| Available records |

— start —

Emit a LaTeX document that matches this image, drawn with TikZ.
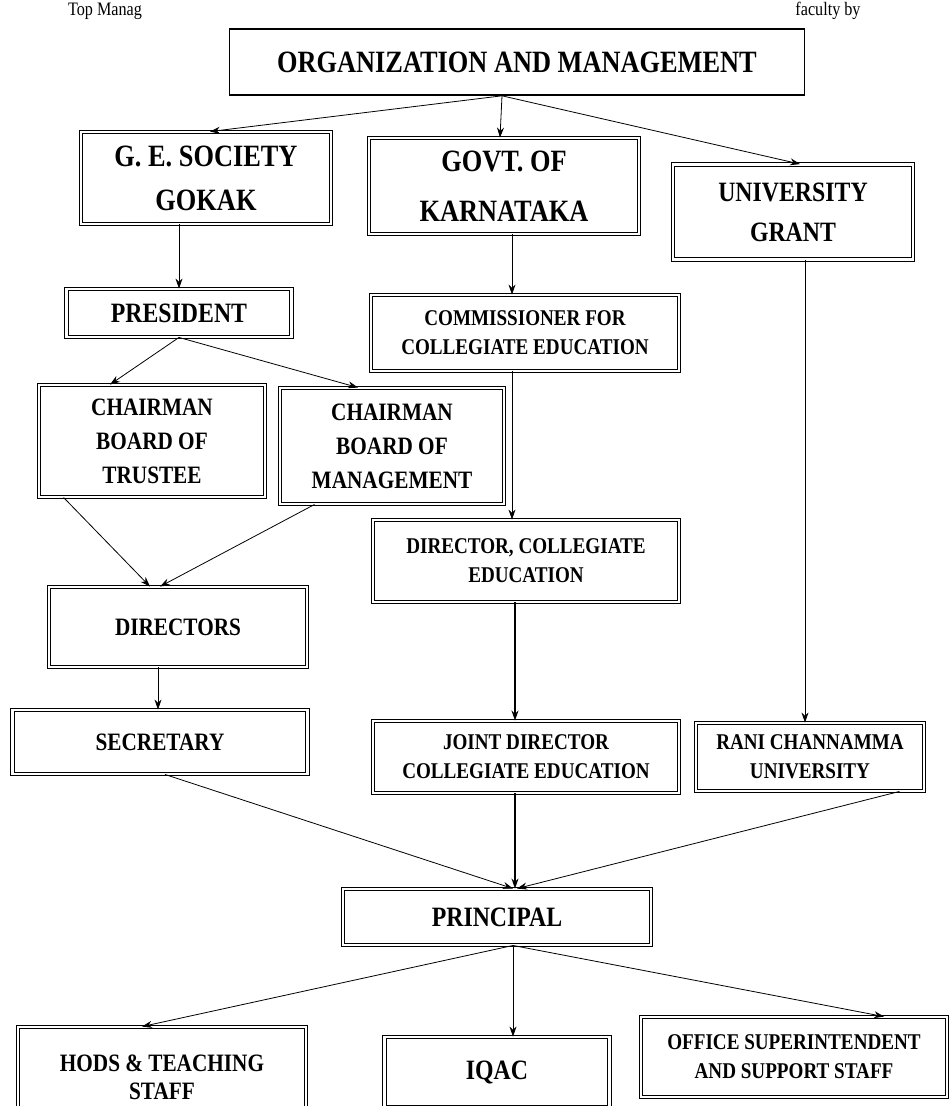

— end —
— start —

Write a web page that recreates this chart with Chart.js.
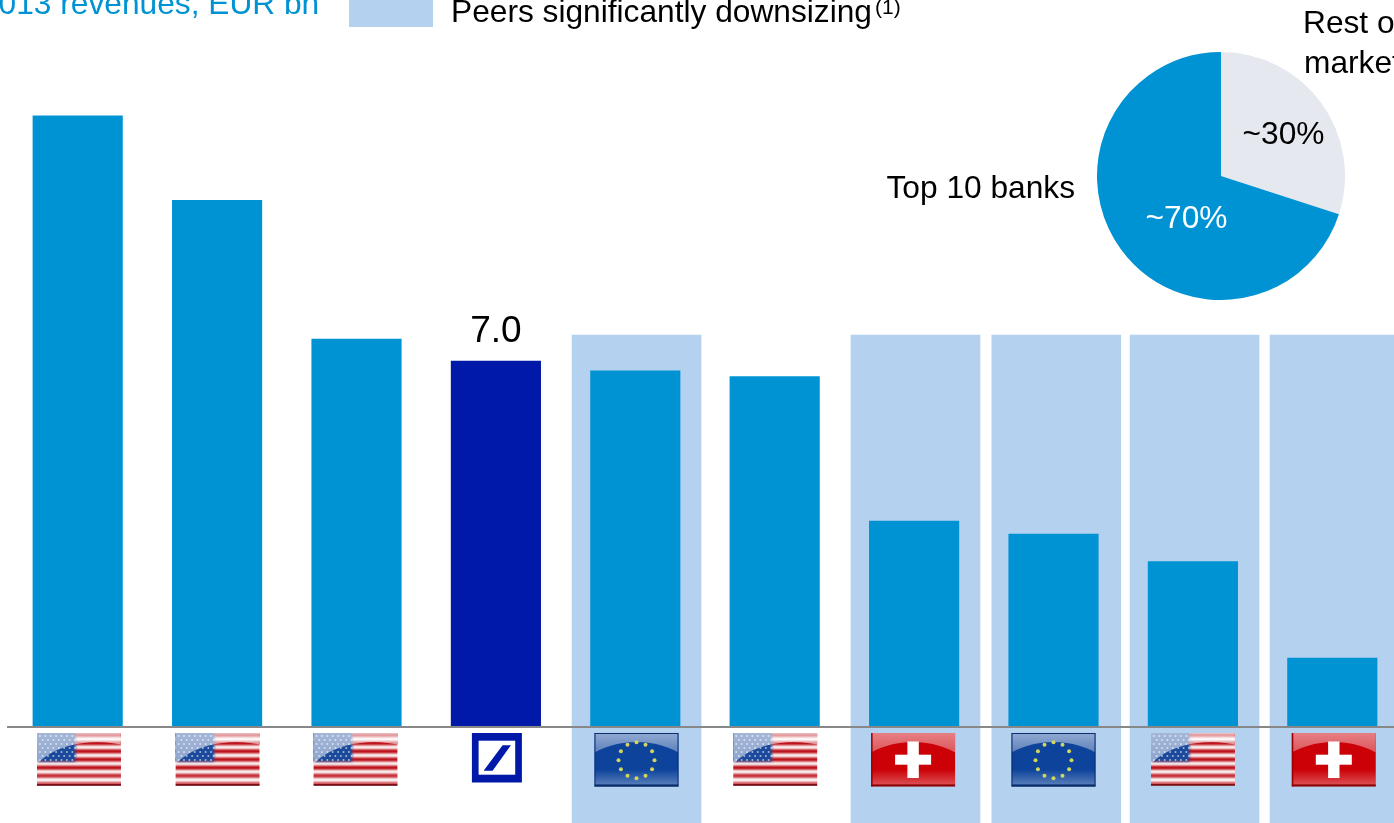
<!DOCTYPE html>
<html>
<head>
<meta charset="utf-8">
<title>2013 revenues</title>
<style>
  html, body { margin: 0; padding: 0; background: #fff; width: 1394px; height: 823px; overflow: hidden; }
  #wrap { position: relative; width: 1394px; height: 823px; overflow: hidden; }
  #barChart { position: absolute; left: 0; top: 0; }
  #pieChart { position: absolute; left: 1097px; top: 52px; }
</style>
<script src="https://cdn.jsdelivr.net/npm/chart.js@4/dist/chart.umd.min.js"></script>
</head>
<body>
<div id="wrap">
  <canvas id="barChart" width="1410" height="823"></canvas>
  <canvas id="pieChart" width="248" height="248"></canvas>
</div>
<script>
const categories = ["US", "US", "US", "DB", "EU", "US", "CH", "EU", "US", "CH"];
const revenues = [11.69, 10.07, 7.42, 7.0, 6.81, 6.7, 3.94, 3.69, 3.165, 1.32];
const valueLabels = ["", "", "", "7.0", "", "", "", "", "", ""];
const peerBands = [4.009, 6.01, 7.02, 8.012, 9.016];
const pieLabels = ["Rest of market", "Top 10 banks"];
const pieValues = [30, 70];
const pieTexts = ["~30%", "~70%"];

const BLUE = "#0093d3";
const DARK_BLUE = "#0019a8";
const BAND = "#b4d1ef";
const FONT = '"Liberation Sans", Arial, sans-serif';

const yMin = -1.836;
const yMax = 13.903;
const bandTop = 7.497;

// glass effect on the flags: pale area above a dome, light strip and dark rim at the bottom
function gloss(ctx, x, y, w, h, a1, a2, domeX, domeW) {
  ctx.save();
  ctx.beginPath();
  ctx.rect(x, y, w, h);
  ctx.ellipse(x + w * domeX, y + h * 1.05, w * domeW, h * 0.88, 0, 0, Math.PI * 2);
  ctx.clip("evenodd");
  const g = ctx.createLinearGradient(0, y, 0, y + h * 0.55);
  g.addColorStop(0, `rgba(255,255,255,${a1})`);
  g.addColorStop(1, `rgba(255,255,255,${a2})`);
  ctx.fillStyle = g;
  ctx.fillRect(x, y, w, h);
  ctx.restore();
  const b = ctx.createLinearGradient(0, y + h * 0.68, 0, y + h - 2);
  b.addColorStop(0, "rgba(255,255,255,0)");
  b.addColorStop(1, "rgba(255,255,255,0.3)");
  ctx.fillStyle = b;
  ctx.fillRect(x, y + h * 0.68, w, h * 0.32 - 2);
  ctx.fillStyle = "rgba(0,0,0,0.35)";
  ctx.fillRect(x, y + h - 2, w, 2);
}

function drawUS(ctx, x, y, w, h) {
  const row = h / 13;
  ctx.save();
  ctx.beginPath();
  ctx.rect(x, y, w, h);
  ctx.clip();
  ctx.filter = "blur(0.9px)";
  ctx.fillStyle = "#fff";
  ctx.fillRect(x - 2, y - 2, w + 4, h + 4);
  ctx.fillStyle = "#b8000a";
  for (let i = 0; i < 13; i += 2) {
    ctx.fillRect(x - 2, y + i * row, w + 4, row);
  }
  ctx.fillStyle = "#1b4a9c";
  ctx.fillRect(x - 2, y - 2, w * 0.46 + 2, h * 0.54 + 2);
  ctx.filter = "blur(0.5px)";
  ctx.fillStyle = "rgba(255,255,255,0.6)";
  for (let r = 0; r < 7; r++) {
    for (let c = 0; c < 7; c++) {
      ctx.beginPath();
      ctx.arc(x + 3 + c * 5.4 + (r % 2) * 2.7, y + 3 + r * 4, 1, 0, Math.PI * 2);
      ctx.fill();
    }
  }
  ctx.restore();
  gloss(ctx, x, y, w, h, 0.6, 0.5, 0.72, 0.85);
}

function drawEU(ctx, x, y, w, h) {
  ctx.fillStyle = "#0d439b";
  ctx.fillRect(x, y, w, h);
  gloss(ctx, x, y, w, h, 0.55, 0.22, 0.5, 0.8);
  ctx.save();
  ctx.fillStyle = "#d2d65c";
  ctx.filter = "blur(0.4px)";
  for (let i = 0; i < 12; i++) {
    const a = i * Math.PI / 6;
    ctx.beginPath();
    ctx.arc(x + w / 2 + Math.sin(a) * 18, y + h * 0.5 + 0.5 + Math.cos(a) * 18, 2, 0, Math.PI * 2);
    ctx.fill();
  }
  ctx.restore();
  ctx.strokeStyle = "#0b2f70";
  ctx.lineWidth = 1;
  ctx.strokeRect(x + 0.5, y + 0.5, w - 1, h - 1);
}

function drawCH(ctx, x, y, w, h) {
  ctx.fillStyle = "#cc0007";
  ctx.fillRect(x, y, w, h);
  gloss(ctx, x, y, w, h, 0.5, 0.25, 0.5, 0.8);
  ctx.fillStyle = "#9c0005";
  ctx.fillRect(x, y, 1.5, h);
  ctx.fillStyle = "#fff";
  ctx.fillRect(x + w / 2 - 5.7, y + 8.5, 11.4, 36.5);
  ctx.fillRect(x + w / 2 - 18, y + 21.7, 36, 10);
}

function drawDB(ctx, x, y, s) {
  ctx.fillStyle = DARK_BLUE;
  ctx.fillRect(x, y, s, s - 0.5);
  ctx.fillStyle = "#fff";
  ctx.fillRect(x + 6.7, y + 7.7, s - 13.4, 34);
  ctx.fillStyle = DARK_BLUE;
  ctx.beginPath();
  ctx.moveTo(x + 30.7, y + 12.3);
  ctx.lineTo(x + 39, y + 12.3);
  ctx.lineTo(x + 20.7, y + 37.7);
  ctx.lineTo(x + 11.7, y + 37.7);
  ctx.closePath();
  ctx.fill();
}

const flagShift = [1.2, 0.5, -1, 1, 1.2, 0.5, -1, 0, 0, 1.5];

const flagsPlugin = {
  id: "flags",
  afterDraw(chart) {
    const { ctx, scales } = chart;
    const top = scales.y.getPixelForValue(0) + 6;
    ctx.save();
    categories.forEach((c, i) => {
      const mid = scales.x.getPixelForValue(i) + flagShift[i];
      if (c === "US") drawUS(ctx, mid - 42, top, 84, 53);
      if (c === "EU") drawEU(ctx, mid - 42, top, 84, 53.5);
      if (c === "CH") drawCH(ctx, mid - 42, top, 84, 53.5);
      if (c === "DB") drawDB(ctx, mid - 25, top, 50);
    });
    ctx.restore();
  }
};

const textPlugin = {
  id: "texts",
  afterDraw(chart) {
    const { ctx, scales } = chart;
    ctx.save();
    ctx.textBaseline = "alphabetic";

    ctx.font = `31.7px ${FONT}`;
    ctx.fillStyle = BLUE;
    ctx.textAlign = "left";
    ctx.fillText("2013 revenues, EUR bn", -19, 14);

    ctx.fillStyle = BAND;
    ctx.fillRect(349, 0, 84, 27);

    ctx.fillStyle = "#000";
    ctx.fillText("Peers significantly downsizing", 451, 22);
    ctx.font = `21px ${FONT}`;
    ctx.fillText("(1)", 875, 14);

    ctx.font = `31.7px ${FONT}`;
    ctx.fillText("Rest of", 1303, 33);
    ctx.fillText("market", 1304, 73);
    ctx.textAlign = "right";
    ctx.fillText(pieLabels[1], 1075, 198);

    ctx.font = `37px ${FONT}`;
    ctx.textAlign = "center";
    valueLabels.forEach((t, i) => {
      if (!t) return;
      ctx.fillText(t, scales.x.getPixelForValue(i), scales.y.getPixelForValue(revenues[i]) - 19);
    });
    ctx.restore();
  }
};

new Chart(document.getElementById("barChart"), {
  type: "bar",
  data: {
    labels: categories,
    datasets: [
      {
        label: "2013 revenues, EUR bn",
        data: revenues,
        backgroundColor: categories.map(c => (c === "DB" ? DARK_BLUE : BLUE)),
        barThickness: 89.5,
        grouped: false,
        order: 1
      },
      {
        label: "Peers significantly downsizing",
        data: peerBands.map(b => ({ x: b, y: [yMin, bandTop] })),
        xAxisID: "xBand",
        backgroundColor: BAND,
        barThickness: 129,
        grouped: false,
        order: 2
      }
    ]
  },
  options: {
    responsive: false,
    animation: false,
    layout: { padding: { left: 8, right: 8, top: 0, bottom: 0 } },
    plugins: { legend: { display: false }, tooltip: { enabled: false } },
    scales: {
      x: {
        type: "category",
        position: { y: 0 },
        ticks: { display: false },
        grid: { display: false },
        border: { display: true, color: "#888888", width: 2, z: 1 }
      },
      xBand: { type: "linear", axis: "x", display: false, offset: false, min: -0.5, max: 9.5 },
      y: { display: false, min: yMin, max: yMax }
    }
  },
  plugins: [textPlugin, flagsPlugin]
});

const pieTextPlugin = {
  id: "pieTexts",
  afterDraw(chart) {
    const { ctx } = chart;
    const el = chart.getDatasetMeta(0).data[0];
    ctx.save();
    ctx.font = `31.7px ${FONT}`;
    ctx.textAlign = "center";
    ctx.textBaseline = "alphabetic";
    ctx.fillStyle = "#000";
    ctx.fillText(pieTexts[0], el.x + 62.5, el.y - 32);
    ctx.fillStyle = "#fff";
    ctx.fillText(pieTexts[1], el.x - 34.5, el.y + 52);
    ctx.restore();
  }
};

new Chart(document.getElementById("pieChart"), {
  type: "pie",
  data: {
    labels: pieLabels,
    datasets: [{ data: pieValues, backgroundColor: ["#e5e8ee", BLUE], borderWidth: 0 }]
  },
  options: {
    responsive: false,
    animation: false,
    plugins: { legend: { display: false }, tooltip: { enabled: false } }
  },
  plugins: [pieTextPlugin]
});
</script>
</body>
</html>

— end —

| Your task |
Using the entries above, return each line that includes the word "with".

| Task solution |
Emit a LaTeX document that matches this image, drawn with TikZ.
Write a web page that recreates this chart with Chart.js.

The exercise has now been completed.